Let’s Get This Conversation Started
We need to start a new national conversation about small, moderate-growth technology-based businesses. Right now, universities and policymakers are largely focused on developing high growth tech start-ups. However, our nation cannot afford to under-serve thousands of highly productive and innovative moderate-growth small businesses whose economic contributions include significant numbers of jobs and new products and services. Nor can we adopt a too stringent focus on high growth start-ups if the risk is that women and minority-owned businesses are pushed offstage, despite the growing presence of female and minority business owners who are successful technology entrepreneurs.
We can start by learning more about patent licensing arrangements between universities and small, tech-based firms.

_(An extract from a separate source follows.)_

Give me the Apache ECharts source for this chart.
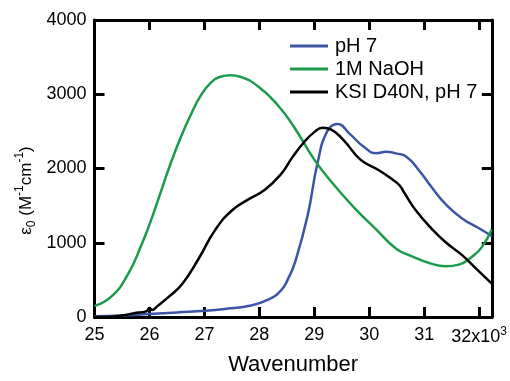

First, let’s start by praising the university staff that have completed thousands of patent licenses to small, low-profile businesses. With that said, it’s possible that our current university patent licensing method could be improved and updated to reflect changing times. For example, it’s not well understood whether standard license fees and terms mandated by most universities have an impact on a small business’s ability to form product development partnerships, adapt quickly to changing business conditions, and to operate efficiently in today’s open innovation ecosystem. For example, a common patent license is a reach-thru rights clause that gives the university the right to collect royalties on any downstream products a small business may develop using the university patent. Another typical term whose impact is poorly understood is that of sub-licensing royalties that are several times higher than the percentage of royalties.
Second, let’s give these small businesses a voice. While anecdotal evidence exists that small businesses are impacted by university licensing terms, fees and reporting requirements, exactly how are they impacted? Patent licenses aside, there are significant numbers of small, regional businesses that tap into university expertise via informal channels such as knowledge spillovers or grant programs such as STTR. In addition, there are thousands more technology-based firms outside the university ecosystem that are comfortable licensing externally-intended technologies, yet never approach a university as a potential innovation resource. Why not?
Finally, what do small business owners want? University patents appear to be intimately intertwined with the innovation strategies of small, regionally-based tech firms. These firms have demonstrated high levels of productivity and capacity for innovation. However, over the years, few universities have systematically collected and shared direct feedback from these forgotten entrepreneurs about their unique challenges, product development methods, preferred intellectual property strategies and budgets. There’s work to be done. Our nation’s conversation about entrepreneurship needs to include more voices of people who own and manage moderate-growth small technology businesses.
Melba Kurman writes and speaks about innovative tech transfer from university research labs to the commercial marketplace. Melba is the president of Triple Helix Innovation, a consulting firm dedicated to improving innovation partnerships between companies and universities.